Berdikari.co, Bandar Lampung - Wahana Lingkungan Hidup (Walhi) Lampung mendata ada 33 bukti di wilayah Bandar Lampung yang terdapat aktivitas pertambangannya. Ironisnya, hanya 3 bukit yang aktivitas tambangnya memiliki izin, sedangkan aktivitas tammbang di 30 bukit lagi belum mengantongi izin alias ilegal.
Direktur Walhi Lampung, Irfan Tri Musri, mengatakan berdasarkan inventaris Walhi di Bandar Lampung ada 33 bukit dan hanya 3 bukit yang aktivitas tambangnya berizin diantaranya di wilayah Sukabumi dan Panjang. Sedangkan 30 bukti lainnya dipastikan ditambang secara ilegal.
“Walhi meminta Polda Lampung dan Dinas Lingkungan Hidup Provinsi Lampung untuk bertindak melakukan penutupan atas pengerukan tambang ilegal di wilayah Bandar Lampung,” kata Irfan, Minggu (13/4/2025).
Menurut Irfan, Polda seharusnya memiliki kewenangan penuh yang bisa digunakan melakukan penyegelan dan proses penegakan hukum terhadap pengerukan tambang ilegal tanpa tebang pilih.
“Karena dari pantauan kami masih banyak tambang ilegal di wilayah Bandar Lampung,” tegasnya.
Irfan mengakui, dalam Perda RTRW Kota Bandar Lampung dibenarkan melakukan penambangan sepanjang sesuai aturan dan di wilayah yang sudah ditentukan.
Ia membeberkan, dalam Perda RTRW itu ada di zona pertambangan kalau sesuai aturan diperbolehkan.
"Dalam Perda Kota Bandar Lampung Nomor 10 Tahun 2011 tentang RTRW, boleh melakukan penambangan di zona pertambangan kalau sesuai aturan. Dan itu hanya ada tiga saja di Bandar Lampung ini," tegasnya.
Menyikapi banyaknya penambangan liar di Bandar Lampung, Walhi meminta Polda segera bertindak melakukan penutupan dan melakukan penegakan hukum terhadap pelaku perusakan lingkungan.
Irfan mengatakan, terjadi pembiaran oleh Dinas ESDM Provinsi Lampung terhadap aktivitas tambang ilegal yang terjadi di wilayah Bandar Lampung.
"Yang jelas ini ada pembiaran, tidak ada keseriusan oleh Dinas ESDM Provinsi," tegas Irfan.
Menurutnya, Dinas ESDM memiliki alasan klasik untuk melakukan pembiaran.
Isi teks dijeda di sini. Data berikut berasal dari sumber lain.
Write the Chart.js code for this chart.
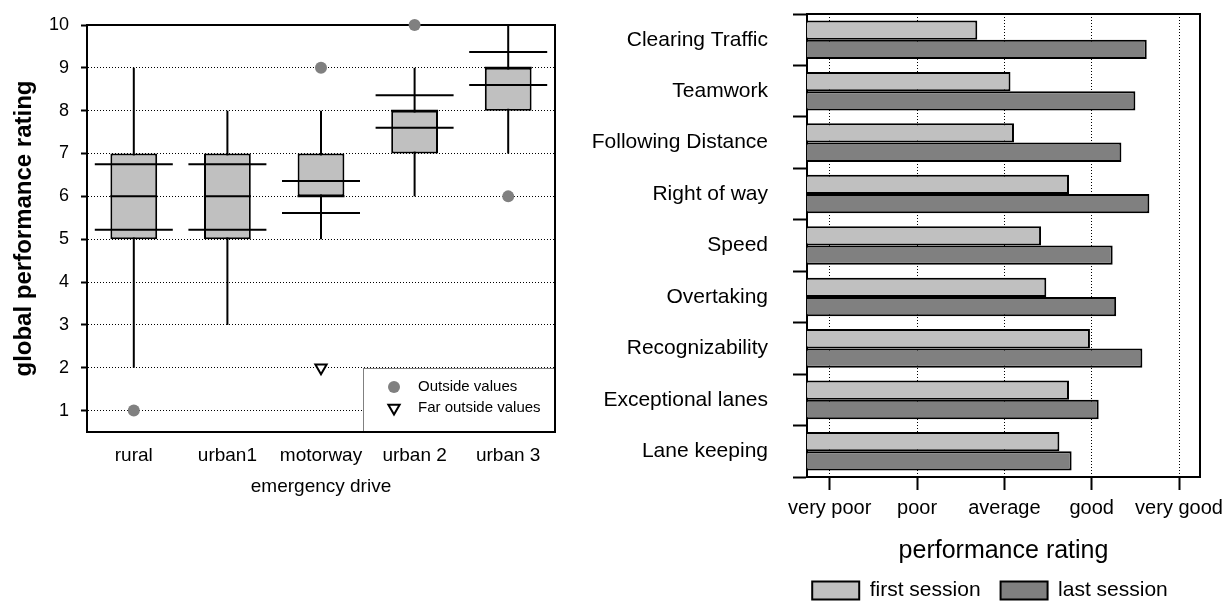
<!DOCTYPE html>
<html>
<head>
<meta charset="utf-8">
<script src="https://cdn.jsdelivr.net/npm/chart.js@4.4.1/dist/chart.umd.min.js"></script>
<style>
  html, body { margin: 0; padding: 0; background: #fff; overflow: hidden; width: 1226px; height: 604px; }
  #boxWrap { position: absolute; left: 0; top: 0; width: 580px; height: 510px; }
  #barWrap { position: absolute; left: 580px; top: 0; width: 646px; height: 611px; }
</style>
</head>
<body>
<div id="boxWrap"><canvas id="boxChart" width="580" height="510"></canvas></div>
<div id="barWrap"><canvas id="barChart" width="646" height="611"></canvas></div>
<script>
const FONT = "'Liberation Sans', Arial, Helvetica, sans-serif";

// ---- Global performance rating per emergency drive (box plots) ----
const drives = ['rural', 'urban1', 'motorway', 'urban 2', 'urban 3'];
const whiskerLow = [2, 3, 5, 6, 7];
const whiskerHigh = [9, 8, 8, 9, 10];
const quartileLow = [5, 5, 6, 7, 8];
const quartileHigh = [7, 7, 7, 8, 9];
const medians = [6, 6, 6, 8, 9];
const meanBandLow = [5.22, 5.22, 5.61, 7.60, 8.60];
const meanBandHigh = [6.75, 6.75, 6.36, 8.36, 9.37];
const outsideValues = [
  { x: 'rural', y: 1 },
  { x: 'motorway', y: 9 },
  { x: 'urban 2', y: 10 },
  { x: 'urban 3', y: 6 }
];
const farOutsideValues = [{ x: 'motorway', y: 2 }];
const globalTicks = [1, 2, 3, 4, 5, 6, 7, 8, 9, 10];

// ---- Performance rating per driving skill, first vs last session ----
const skills = ['Clearing Traffic', 'Teamwork', 'Following Distance', 'Right of way', 'Speed',
                'Overtaking', 'Recognizability', 'Exceptional lanes', 'Lane keeping'];
const firstSession = [2.69, 3.07, 3.11, 3.74, 3.42, 3.48, 3.98, 3.74, 3.63];
const lastSession = [4.63, 4.50, 4.34, 4.66, 4.24, 4.28, 4.58, 4.08, 3.77];
const ratingValues = [1, 2, 3, 4, 5];
const ratingLabels = ['very poor', 'poor', 'average', 'good', 'very good'];

const LIGHT = '#c0c0c0';
const DARK = '#808080';

Chart.defaults.font.family = FONT;
Chart.defaults.color = '#000';
Chart.defaults.animation = false;
Chart.defaults.events = [];
Chart.defaults.plugins.tooltip.enabled = false;

// plot frame around the chart area
const framePlugin = {
  id: 'frame',
  beforeDatasetsDraw(chart) {
    const { ctx, chartArea: a } = chart;
    ctx.save();
    ctx.strokeStyle = '#000';
    ctx.lineWidth = 2;
    ctx.strokeRect(a.left, a.top, a.right - a.left, a.bottom - a.top);
    ctx.restore();
  }
};

// key for the outlier symbols, bottom-right corner of the box plot
const outlierKey = {
  id: 'outlierKey',
  beforeDatasetsDraw(chart) {
    const { ctx, chartArea: a } = chart;
    const w = 192, h = 64;
    const x = Math.round(a.right - w), y = Math.round(a.bottom - h);
    ctx.save();
    ctx.fillStyle = '#fff';
    ctx.fillRect(x, y, w, h);
    ctx.strokeStyle = '#808080';
    ctx.lineWidth = 1;
    ctx.strokeRect(x + 0.5, y + 0.5, w, h);

    // circle symbol
    ctx.fillStyle = DARK;
    ctx.beginPath();
    ctx.arc(x + 31, y + 19, 6, 0, Math.PI * 2);
    ctx.fill();

    // downward triangle symbol
    const tx = x + 31, ty = y + 40, r = 6.5;
    ctx.beginPath();
    ctx.moveTo(tx - r * Math.sin(Math.PI / 3), ty - r / 2);
    ctx.lineTo(tx + r * Math.sin(Math.PI / 3), ty - r / 2);
    ctx.lineTo(tx, ty + r);
    ctx.closePath();
    ctx.fillStyle = '#fff';
    ctx.fill();
    ctx.strokeStyle = '#000';
    ctx.lineWidth = 2;
    ctx.stroke();

    ctx.fillStyle = '#000';
    ctx.font = '15px ' + FONT;
    ctx.textBaseline = 'middle';
    ctx.textAlign = 'left';
    ctx.fillText('Outside values', x + 55, y + 19);
    ctx.fillText('Far outside values', x + 55, y + 40);
    ctx.restore();
  }
};

// centre the session legend a little left of the plot centre
const legendPlacement = {
  id: 'legendPlacement',
  afterLayout(chart) {
    const lg = chart.legend, a = chart.chartArea;
    if (!lg) return;
    lg.left = a.left - 27;
    lg.right = a.right;
    lg.width = lg.right - lg.left;
  }
};

const hLine = (data, radius, order) => ({
  type: 'line',
  data,
  showLine: false,
  pointStyle: 'line',
  pointRadius: radius,
  pointBorderWidth: 2,
  pointBorderColor: '#000',
  pointBackgroundColor: '#000',
  clip: false,
  order
});

new Chart(document.getElementById('boxChart'), {
  type: 'bar',
  data: {
    labels: drives,
    datasets: [
      {
        label: 'range',
        data: drives.map((_, i) => [whiskerLow[i], whiskerHigh[i]]),
        backgroundColor: '#000',
        borderWidth: 0,
        maxBarThickness: 2,
        grouped: false,
        order: 5
      },
      {
        label: 'quartiles',
        data: drives.map((_, i) => [quartileLow[i], quartileHigh[i]]),
        backgroundColor: LIGHT,
        borderColor: '#000',
        borderWidth: 2,
        borderSkipped: false,
        barPercentage: 0.5,
        categoryPercentage: 1,
        grouped: false,
        order: 4
      },
      Object.assign(hLine(medians, 23.5, 3), { label: 'median' }),
      Object.assign(hLine(meanBandHigh, 39, 2), { label: 'upper' }),
      Object.assign(hLine(meanBandLow, 39, 2), { label: 'lower' }),
      {
        type: 'line',
        label: 'Outside values',
        data: outsideValues,
        showLine: false,
        pointStyle: 'circle',
        pointRadius: 6,
        pointBackgroundColor: DARK,
        pointBorderWidth: 0,
        clip: false,
        order: 0
      },
      {
        type: 'line',
        label: 'Far outside values',
        data: farOutsideValues,
        showLine: false,
        pointStyle: 'triangle',
        pointRotation: 180,
        pointRadius: 6.5,
        pointBackgroundColor: '#fff',
        pointBorderColor: '#000',
        pointBorderWidth: 2,
        clip: false,
        order: 0
      }
    ]
  },
  options: {
    responsive: false,
    devicePixelRatio: 1,
    layout: { autoPadding: false, padding: { left: 0, right: 25, top: 25, bottom: 0 } },
    plugins: { legend: { display: false } },
    scales: {
      x: {
        grid: { display: false, drawTicks: false },
        border: { display: true, color: '#000', width: 2 },
        ticks: { font: { size: 19 }, padding: 12, maxRotation: 0, autoSkip: false },
        title: { display: true, text: 'emergency drive', font: { size: 19 }, padding: { top: 0, bottom: 12 } },
        afterFit: s => { s.height = 78; s.paddingLeft = 0; s.paddingRight = 0; }
      },
      y: {
        type: 'linear',
        min: 0.5,
        max: 10,
        afterBuildTicks: s => { s.ticks = globalTicks.map(v => ({ value: v })); },
        grid: { color: '#000', lineWidth: 1, tickLength: 6, tickWidth: 2, tickColor: '#000', tickBorderDash: [] },
        border: { color: '#000', width: 2, dash: [1, 2] },
        ticks: { font: { size: 18 }, padding: 12 },
        title: { display: true, text: 'global performance rating', font: { size: 24, weight: 'bold' }, padding: { top: 10, bottom: 0 } },
        afterFit: s => { s.width = 87; s.paddingTop = 0; s.paddingBottom = 0; }
      }
    }
  },
  plugins: [outlierKey, framePlugin]
});

new Chart(document.getElementById('barChart'), {
  type: 'bar',
  data: {
    labels: skills,
    datasets: [
      { label: 'first session', data: firstSession, backgroundColor: LIGHT, borderColor: '#000', borderWidth: 2 },
      { label: 'last session', data: lastSession, backgroundColor: DARK, borderColor: '#000', borderWidth: 2 }
    ]
  },
  options: {
    indexAxis: 'y',
    responsive: false,
    devicePixelRatio: 1,
    layout: { autoPadding: false, padding: { left: 0, right: 26, top: 14, bottom: 0 } },
    datasets: { bar: { categoryPercentage: 0.75, barPercentage: 1 } },
    plugins: {
      legend: {
        position: 'bottom',
        labels: { boxWidth: 47, boxHeight: 18, padding: 20, font: { size: 21 }, color: '#000' }
      }
    },
    scales: {
      x: {
        type: 'linear',
        min: 0.74,
        max: 5.24,
        afterBuildTicks: s => { s.ticks = ratingValues.map(v => ({ value: v })); },
        ticks: {
          font: { size: 20 },
          padding: 6,
          maxRotation: 0,
          autoSkip: false,
          callback: v => ratingLabels[ratingValues.indexOf(v)]
        },
        grid: { color: '#000', lineWidth: 1, tickLength: 13, tickWidth: 2, tickColor: '#000', tickBorderDash: [] },
        border: { color: '#000', width: 2, dash: [1, 2] },
        title: { display: true, text: 'performance rating', font: { size: 25 }, padding: { top: 0, bottom: -6 } },
        afterFit: s => { s.height = 83; s.paddingLeft = 0; s.paddingRight = 0; }
      },
      y: {
        grid: { offset: true, drawOnChartArea: false, tickLength: 14, tickWidth: 2, color: '#000' },
        border: { color: '#000', width: 2 },
        ticks: { font: { size: 21 }, padding: 25, autoSkip: false },
        afterFit: s => { s.width = 227; s.paddingTop = 0; s.paddingBottom = 0; }
      }
    }
  },
  plugins: [framePlugin, legendPlacement]
});
</script>
</body>
</html>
Padahal sesuai Undang-Undang Nomor 3 Tahun 2020, Dinas ESDM punya kewenangan melakukan penindakan kepada tambang yang tidak memiliki izin.
"Terlepas prosesnya nanti diserahkan kepada pihak kepolisian untuk nanti dilakukan penyelidikan berikutnya, tapi intinya Dinas ESDM punya kewenangan untuk penertiban tambang," tegas Irfan.
Irfan menegaskan, penyegelan tambang batu di wilayah Way Laga, Kecamatan Sukabumi, oleh Dinas Lingkungan Hidup Provinsi Lampung itu seharusnya dilakukan oleh Dinas ESDM Provinsi Lampung.
"Fenomena kemarin seharusnya Dinas ESDM malu ada aktivitas tambang yang izinnya habis, ternyata bukan ESDM yang melakukan penegakan hukum, malah Dinas Lingkungan Hidup," ujarnya.
"Kami berharap Dinas ESDM tidak melakukan pembiaran terhadap aktivitas tambang ilegal, dan segera bertindak terhadap aktivitas pertambangan di Kota Bandar Lampung yang belum memiliki izin," sambungnya.
Menurut Irfan, beberapa waktu yang lalu Polda Lampung juga melakukan penyegelan tambang ilegal. Namun, menjadi persoalan tidak berlanjutnya proses hukum dari penyegelan tersebut.
"Ini gimana tindak lanjutnya, apakah sampai penetapan tersangka? Jadi Dinas ESDM, Dinas Lingkungan Hidup, termasuk Polda Lampung berani tidak melakukan penertiban dan penegakan hukum terhadap semua aktivitas tambang ilegal di Bandar Lampung secara terbuka?" tegas Irfan.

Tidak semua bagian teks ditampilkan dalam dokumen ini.